WHAT IS BEING ASKED
Filter out everything except lines holding "matplotlib".

DATA LINES

▼▼▼

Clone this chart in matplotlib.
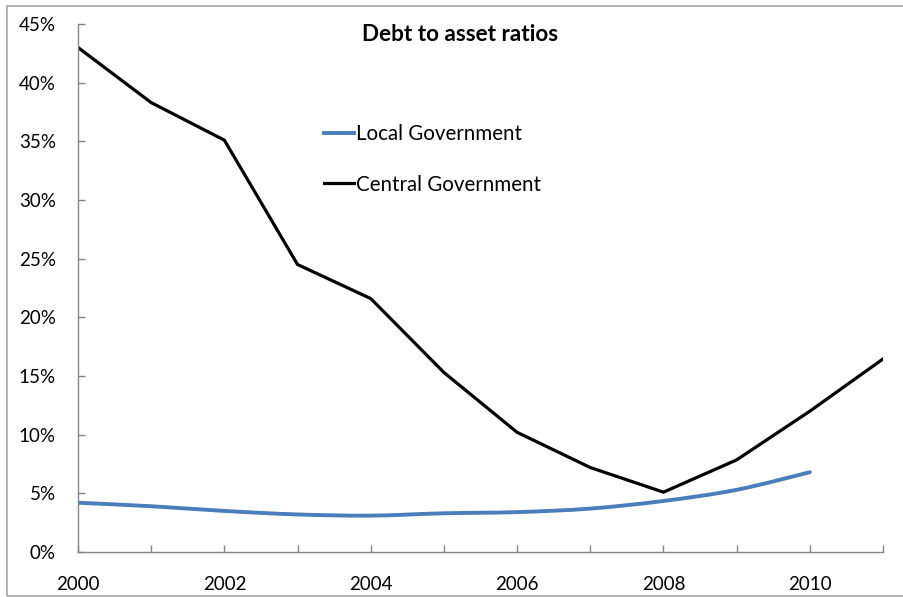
import matplotlib
matplotlib.use("Agg")
import matplotlib.pyplot as plt
from matplotlib.path import Path
from matplotlib.patches import PathPatch, Rectangle
from matplotlib.lines import Line2D
import numpy as np

plt.rcParams['font.family'] = ['Lato', 'DejaVu Sans']

years = list(range(2000, 2012))
central_gov = [43.0, 38.3, 35.1, 24.5, 21.6, 15.3, 10.2, 7.2, 5.1, 7.85, 12.0, 16.45]
local_years = list(range(2000, 2011))
local_gov = [4.2, 3.9, 3.5, 3.2, 3.1, 3.3, 3.4, 3.7, 4.35, 5.3, 6.8]
y_ticks = [0, 5, 10, 15, 20, 25, 30, 35, 40, 45]
x_label_years = [2000, 2002, 2004, 2006, 2008, 2010]

LOCAL_COLOR = '#4A7EBB'
AXIS_COLOR = '#868686'

fig = plt.figure(figsize=(9.04, 5.97), dpi=100)
ax = fig.add_axes([78 / 904, 1 - 552 / 597, (883 - 78) / 904, (552 - 24) / 597])

# outer chart border
fig.patches.append(Rectangle((7 / 904, 1 - 596 / 597), 1.0, (596 - 6) / 597,
                             transform=fig.transFigure, fill=False,
                             edgecolor='#a6a6a6', linewidth=1.2))


def smooth_path(xs, ys, tension=1 / 6):
    """Cubic Bezier path through the points (Catmull-Rom style smoothing)."""
    pts = np.column_stack([xs, ys]).astype(float)
    verts = [pts[0]]
    codes = [Path.MOVETO]
    n = len(pts)
    for i in range(n - 1):
        p0 = pts[i - 1] if i > 0 else pts[i]
        p1 = pts[i]
        p2 = pts[i + 1]
        p3 = pts[i + 2] if i + 2 < n else pts[i + 1]
        c1 = p1 + (p2 - p0) * tension
        c2 = p2 - (p3 - p1) * tension
        verts += [c1, c2, p2]
        codes += [Path.CURVE4] * 3
    return Path(verts, codes)


ax.add_patch(PathPatch(smooth_path(local_years, local_gov), fill=False,
                       edgecolor=LOCAL_COLOR, linewidth=2.8,
                       capstyle='round', joinstyle='round'))
ax.plot(years, central_gov, color='black', linewidth=2.3, solid_joinstyle='miter')

ax.set_xlim(2000, 2011)
ax.set_ylim(0, 45)

ax.set_yticks(y_ticks)
ax.set_yticklabels([f'{v}%' for v in y_ticks])
ax.set_xticks(x_label_years)
ax.set_xticklabels([str(y) for y in x_label_years])
ax.set_xticks(years, minor=True)

for s in ['top', 'right']:
    ax.spines[s].set_visible(False)
for s in ['left', 'bottom']:
    ax.spines[s].set_color(AXIS_COLOR)
    ax.spines[s].set_linewidth(1.0)

ax.tick_params(axis='y', direction='in', length=5, width=1, color=AXIS_COLOR,
               labelsize=13.5, pad=16, labelcolor='black')
ax.tick_params(axis='x', which='both', direction='in', length=5, width=1,
               color=AXIS_COLOR, labelsize=13.5, pad=17, labelcolor='black')

ax.text((460 - 78) / 805, 1.0, 'Debt to asset ratios', transform=ax.transAxes,
        ha='center', va='top', fontsize=16.2, fontweight='bold')

handles = [Line2D([], [], color=LOCAL_COLOR, linewidth=2.8),
           Line2D([], [], color='black', linewidth=2.3)]
ax.legend(handles, ['Local Government', 'Central Government'],
          loc='upper left', bbox_to_anchor=((325 - 78) / 805 - 0.012, (552 - 116) / 528),
          frameon=False, fontsize=14.8, handlelength=1.5, handletextpad=0.1,
          labelspacing=1.48, borderaxespad=0)

fig.savefig('out.png', dpi=100, facecolor='white')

▲▲▲

ANSWER FOR THIS EXERCISE
Clone this chart in matplotlib.
import matplotlib
matplotlib.use("Agg")
import matplotlib.pyplot as plt
from matplotlib.path import Path
from matplotlib.patches import PathPatch, Rectangle
from matplotlib.lines import Line2D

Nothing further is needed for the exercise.